Liddiard has spoken to The Music before about their difficulty in making the record in the midst of a 'party', surrounded by friends in inner city Melbourne. In the end, how did they do it? "We learnt to get things down while we were getting down. It took about three months and it was fucking annoying at the start, because we had a studio in Fitzroy, which is close to all our inner city friends, all our hipster mates, you can put that in there. So they would [think], 'It's a studio, what do you do? Oh well the band are there so let's go get stoned and drunk and just do what you would do if you were in a movie about The Doors or something,' you know those music bios?

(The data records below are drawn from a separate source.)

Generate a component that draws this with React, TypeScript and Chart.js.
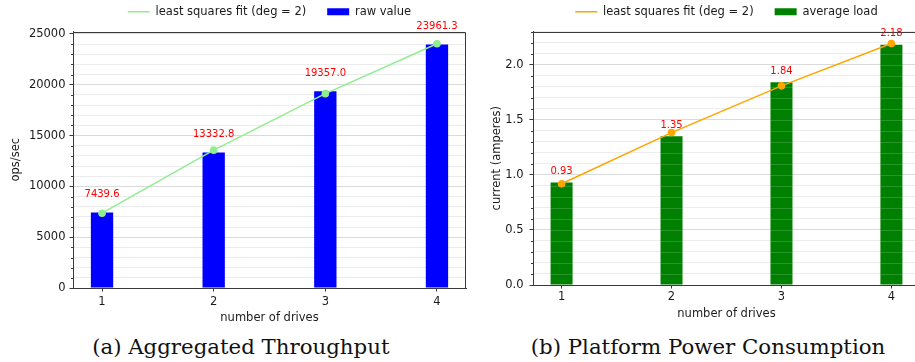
import React, { useEffect, useRef } from 'react';
import { Chart, registerables } from 'chart.js';

Chart.register(...registerables);

// ---------- data ----------
const DRIVES = [1, 2, 3, 4];
const THROUGHPUT = [7439.6, 13332.8, 19357.0, 23961.3];
const THROUGHPUT_FIT = [7362, 13565, 19124, 24039];
const THROUGHPUT_MAJOR_TICKS = [0, 5000, 10000, 15000, 20000, 25000];
const THROUGHPUT_MINOR_STEP = 1000;

const CURRENT = [0.93, 1.35, 1.84, 2.18];
const CURRENT_FIT = [0.919, 1.383, 1.807, 2.191];
const CURRENT_MAJOR_TICKS = [0, 0.5, 1.0, 1.5, 2.0];
const CURRENT_MINOR_STEP = 0.1;

const FONT = "'DejaVu Sans', sans-serif";
const TEXT = '#1a1a1a';
const SPINE = '#3a3a3a';
const GRID_MAJOR = '#dadada';
const GRID_MINOR = '#ececec';

type Spec = {
  lineLabel: string;
  barLabel: string;
  lineColor: string;
  barColor: string;
  fit: number[];
  values: number[];
  yMax: number;
  majorTicks: number[];
  minorStep: number;
  yTitle: string;
  yWidth: number;
  yTitlePad: number;
  yTickPad: number;
  xHeight: number;
  xTickPad: number;
  labelOffset: number;
  labelDigits: number;
  majorDigits: number;
  overlayGrid: boolean;
  spacer: number;
};

function makeConfig(spec: Spec): any {
  const allTicks: number[] = [];
  const n = Math.round(spec.yMax / spec.minorStep) + 1;
  for (let i = 0; i <= n; i++) {
    const v = parseFloat((i * spec.minorStep).toFixed(6));
    if (v <= spec.yMax) allTicks.push(v);
  }
  const isMajor = (v: number) => spec.majorTicks.some((m) => Math.abs(m - v) < 1e-9);
  const font = { family: FONT, size: 11.5 };

  const legendCenter = {
    id: 'legendCenter',
    afterLayout(chart: any) {
      const l = chart.legend;
      if (!l) return;
      l.left = chart.chartArea.left;
      l.right = chart.chartArea.right;
      l.width = l.right - l.left;
    },
  };

  const overlay = {
    id: 'overlayGrid',
    afterDatasetDraw(chart: any, args: any) {
      if (!spec.overlayGrid || args.index !== 1) return;
      const ctx = chart.ctx;
      const ys = chart.scales.y;
      args.meta.data.forEach((el: any) => {
        const p = el.getProps(['x', 'y', 'base', 'width'], true);
        ctx.save();
        ctx.beginPath();
        ctx.rect(p.x - p.width / 2, p.y, p.width, p.base - p.y);
        ctx.clip();
        ctx.strokeStyle = 'rgba(255,255,255,0.16)';
        ctx.lineWidth = 1;
        allTicks.forEach((v) => {
          const y = Math.round(ys.getPixelForValue(v)) + 0.5;
          ctx.beginPath();
          ctx.moveTo(p.x - p.width / 2, y);
          ctx.lineTo(p.x + p.width / 2, y);
          ctx.stroke();
        });
        ctx.restore();
      });
    },
  };

  const frame = {
    id: 'frame',
    afterDraw(chart: any) {
      const ctx = chart.ctx;
      const a = chart.chartArea;
      const ys = chart.scales.y;
      ctx.save();
      // minor tick marks
      ctx.strokeStyle = SPINE;
      ctx.lineWidth = 1;
      allTicks.forEach((v) => {
        if (isMajor(v)) return;
        const y = Math.round(ys.getPixelForValue(v)) + 0.5;
        ctx.beginPath();
        ctx.moveTo(a.left - 2, y);
        ctx.lineTo(a.left, y);
        ctx.stroke();
      });
      // top & right spines
      ctx.beginPath();
      ctx.moveTo(Math.round(a.left) + 0.5, Math.round(a.top) + 0.5);
      ctx.lineTo(Math.round(a.right) - 0.5, Math.round(a.top) + 0.5);
      ctx.lineTo(Math.round(a.right) - 0.5, Math.round(a.bottom));
      ctx.stroke();
      // value labels
      const meta = chart.getDatasetMeta(1);
      ctx.fillStyle = '#ff0000';
      ctx.font = `10px ${FONT}`;
      ctx.textAlign = 'center';
      ctx.textBaseline = 'middle';
      meta.data.forEach((el: any, i: number) => {
        const p = el.getProps(['x', 'y'], true);
        ctx.fillText(spec.values[i].toFixed(spec.labelDigits), p.x, p.y - spec.labelOffset);
      });
      ctx.restore();
    },
  };

  return {
    type: 'bar',
    data: {
      datasets: [
        {
          type: 'line',
          label: spec.lineLabel,
          data: DRIVES.map((x, i) => ({ x, y: spec.fit[i] })),
          borderColor: spec.lineColor,
          backgroundColor: spec.lineColor,
          borderWidth: 1.5,
          pointRadius: 3.8,
          pointBorderWidth: 0,
          pointBackgroundColor: spec.lineColor,
          tension: 0,
        },
        {
          type: 'bar',
          label: spec.barLabel,
          data: DRIVES.map((x, i) => ({ x, y: spec.values[i] })),
          backgroundColor: spec.barColor,
          borderWidth: 0,
          barPercentage: 0.2,
          categoryPercentage: 1,
        },
      ],
    },
    options: {
      animation: false,
      responsive: false,
      maintainAspectRatio: false,
      layout: { padding: 0 },
      plugins: {
        tooltip: { enabled: false },
        title: {
          display: true,
          text: '',
          position: 'top',
          weight: 500,
          font: { size: 1, lineHeight: 1 },
          padding: { top: spec.spacer - 1, bottom: 0 },
        },
        legend: {
          position: 'top',
          weight: 1000,
          labels: {
            usePointStyle: true,
            pointStyleWidth: 22,
            boxWidth: 22,
            boxHeight: 7,
            padding: 21,
            color: TEXT,
            font,
            generateLabels: (chart: any) => {
              const items = (Chart.defaults.plugins.legend.labels as any).generateLabels(chart);
              items.forEach((it: any, i: number) => {
                if (i === 0) {
                  it.pointStyle = 'line';
                  it.lineWidth = 1.5;
                  it.strokeStyle = spec.lineColor;
                } else {
                  it.pointStyle = 'rect';
                  it.lineWidth = 0;
                  it.fillStyle = spec.barColor;
                }
              });
              return items;
            },
          },
        },
      },
      scales: {
        x: {
          type: 'linear',
          min: 0.74,
          max: 4.26,
          offset: false,
          afterBuildTicks: (s: any) => {
            s.ticks = DRIVES.map((v) => ({ value: v }));
          },
          afterFit: (s: any) => {
            s.height = spec.xHeight;
          },
          grid: {
            offset: false,
            drawOnChartArea: false,
            tickLength: 3.5,
            tickColor: SPINE,
            color: 'rgba(0,0,0,0)',
          },
          border: { color: SPINE, width: 1 },
          ticks: {
            autoSkip: false,
            maxRotation: 0,
            padding: spec.xTickPad,
            color: TEXT,
            font,
            callback: (v: any) => String(v),
          },
          title: { display: true, text: 'number of drives', padding: 0, color: TEXT, font },
        },
        y: {
          type: 'linear',
          min: 0,
          max: spec.yMax,
          afterBuildTicks: (s: any) => {
            s.ticks = allTicks.map((v) => ({ value: v }));
          },
          afterFit: (s: any) => {
            s.width = spec.yWidth;
          },
          grid: {
            color: (c: any) => (c.tick && isMajor(c.tick.value) ? GRID_MAJOR : GRID_MINOR),
            lineWidth: 1,
            tickLength: 3.5,
            tickColor: (c: any) => (c.tick && isMajor(c.tick.value) ? SPINE : 'rgba(0,0,0,0)'),
          },
          border: { color: SPINE, width: 1 },
          ticks: {
            autoSkip: false,
            padding: spec.yTickPad,
            color: TEXT,
            font,
            callback: (v: any) => (isMajor(Number(v)) ? Number(v).toFixed(spec.majorDigits) : ''),
          },
          title: {
            display: true,
            text: spec.yTitle,
            padding: { top: spec.yTitlePad, bottom: 0 },
            color: TEXT,
            font,
          },
        },
      },
    },
    plugins: [legendCenter, overlay, frame],
  };
}

function ChartCanvas(props: { spec: Spec; left: number; top: number; width: number; height: number }) {
  const ref = useRef<HTMLCanvasElement | null>(null);
  useEffect(() => {
    if (!ref.current) return;
    const chart = new Chart(ref.current, makeConfig(props.spec));
    return () => chart.destroy();
  }, []);
  return (
    <canvas
      ref={ref}
      width={props.width}
      height={props.height}
      style={{
        position: 'absolute',
        left: props.left,
        top: props.top,
        width: props.width,
        height: props.height,
      }}
    />
  );
}

const leftSpec: Spec = {
  lineLabel: 'least squares fit (deg = 2)',
  barLabel: 'raw value',
  lineColor: '#90ee90',
  barColor: '#0000ff',
  fit: THROUGHPUT_FIT,
  values: THROUGHPUT,
  yMax: 25240,
  majorTicks: THROUGHPUT_MAJOR_TICKS,
  minorStep: THROUGHPUT_MINOR_STEP,
  yTitle: 'ops/sec',
  yWidth: 73,
  yTitlePad: 9.5,
  yTickPad: 4,
  xHeight: 37,
  xTickPad: 4,
  labelOffset: 18,
  labelDigits: 1,
  majorDigits: 0,
  overlayGrid: false,
  spacer: 4,
};

const rightSpec: Spec = {
  lineLabel: 'least squares fit (deg = 2)',
  barLabel: 'average load',
  lineColor: '#ffa500',
  barColor: '#008000',
  fit: CURRENT_FIT,
  values: CURRENT,
  yMax: 2.3,
  majorTicks: CURRENT_MAJOR_TICKS,
  minorStep: CURRENT_MINOR_STEP,
  yTitle: 'current (amperes)',
  yWidth: 53,
  yTitlePad: 10,
  yTickPad: 6,
  xHeight: 36,
  xTickPad: 1.5,
  labelOffset: 11,
  labelDigits: 2,
  majorDigits: 1,
  overlayGrid: true,
  spacer: 4,
};

const captionStyle: React.CSSProperties = {
  position: 'absolute',
  top: 334,
  width: 440,
  height: 26,
  lineHeight: '26px',
  textAlign: 'center',
  fontFamily: "'DejaVu Serif', serif",
  fontSize: 21.3,
  color: '#111',
  whiteSpace: 'nowrap',
};

export default function App() {
  return (
    <div
      style={{
        position: 'fixed',
        left: 0,
        top: 0,
        width: 915,
        height: 362,
        overflow: 'hidden',
        background: '#ffffff',
      }}
    >
      <ChartCanvas spec={leftSpec} left={0} top={-15} width={470} height={340} />
      <ChartCanvas spec={rightSpec} left={480} top={-15} width={444} height={336} />
      <div style={{ ...captionStyle, left: 240.8 - 220 }}>(a) Aggregated Throughput</div>
      <div style={{ ...captionStyle, left: 708 - 220 }}>(b) Platform Power Consumption</div>
    </div>
  );
}
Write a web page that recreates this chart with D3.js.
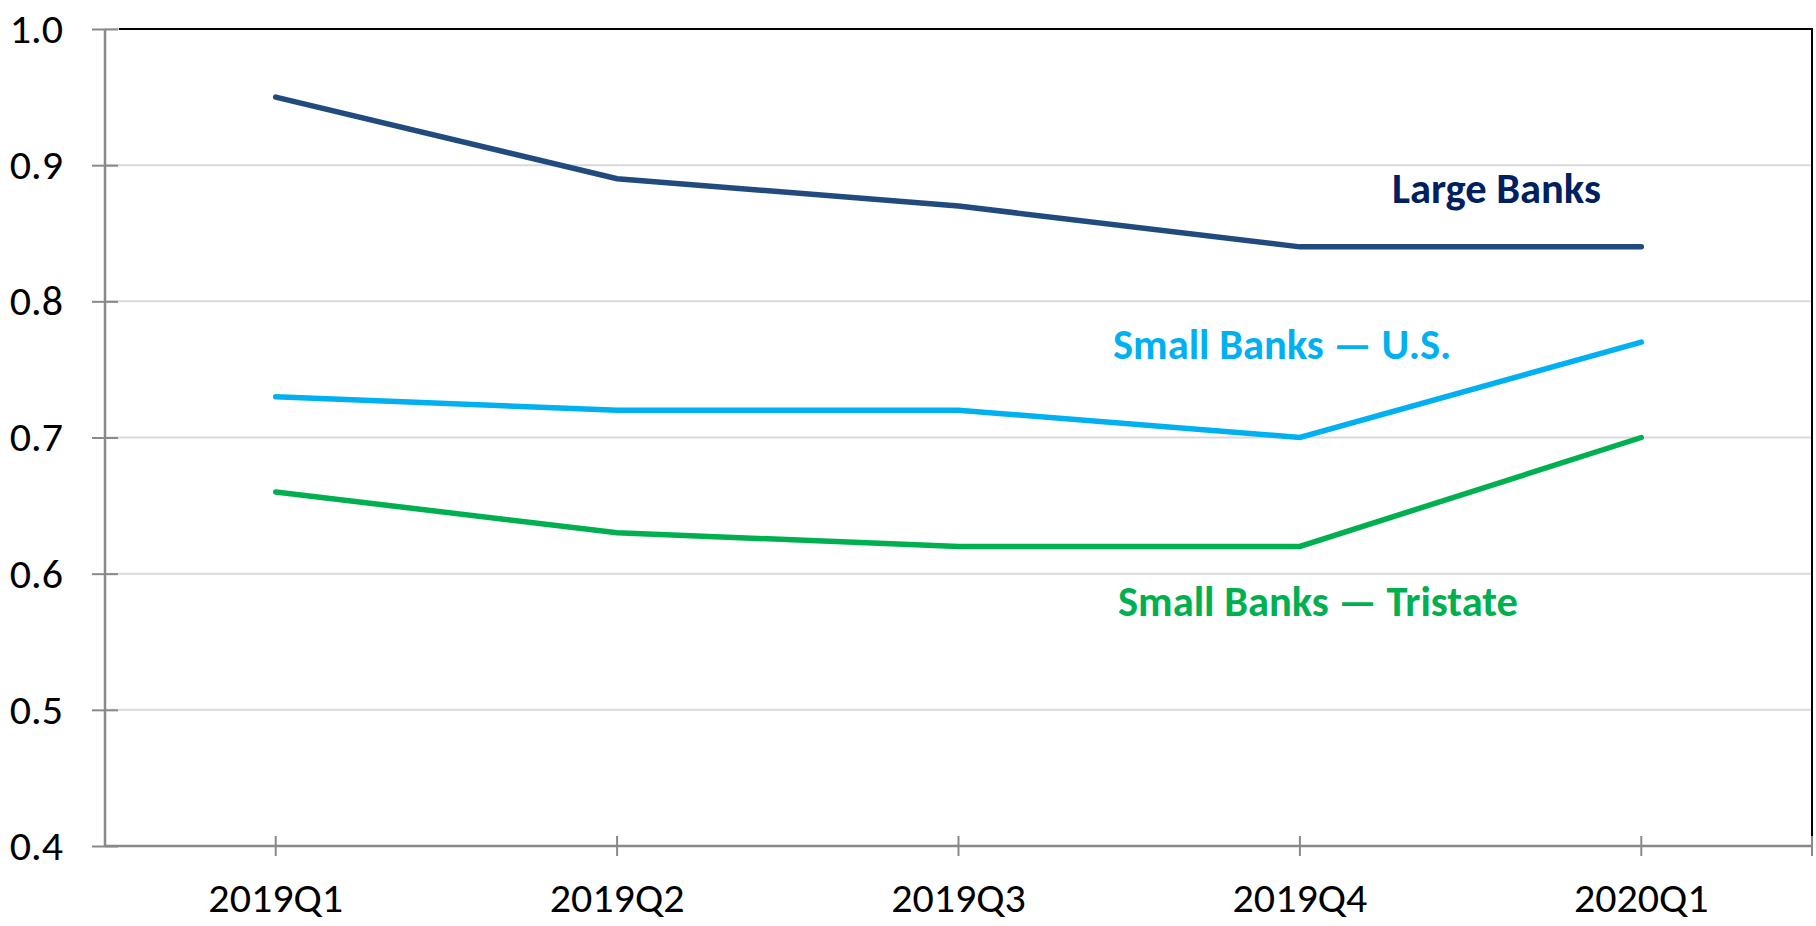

"We just got used to people just being silly buggers and doing all sorts of shit, like gambling. They were fucking gambling, there was a gambling room, a gambling den. They would be gambling and they'd be listening to fucking Michael Jackson, and we're in the other room, which is only like three metres away, with the door open, recording an album — and it actually worked, it worked really good. Because Michael Jackson is good when you're trying to make a groove-based record, it's good to stick your head in the gambling room and hear what Quincy Jones would do."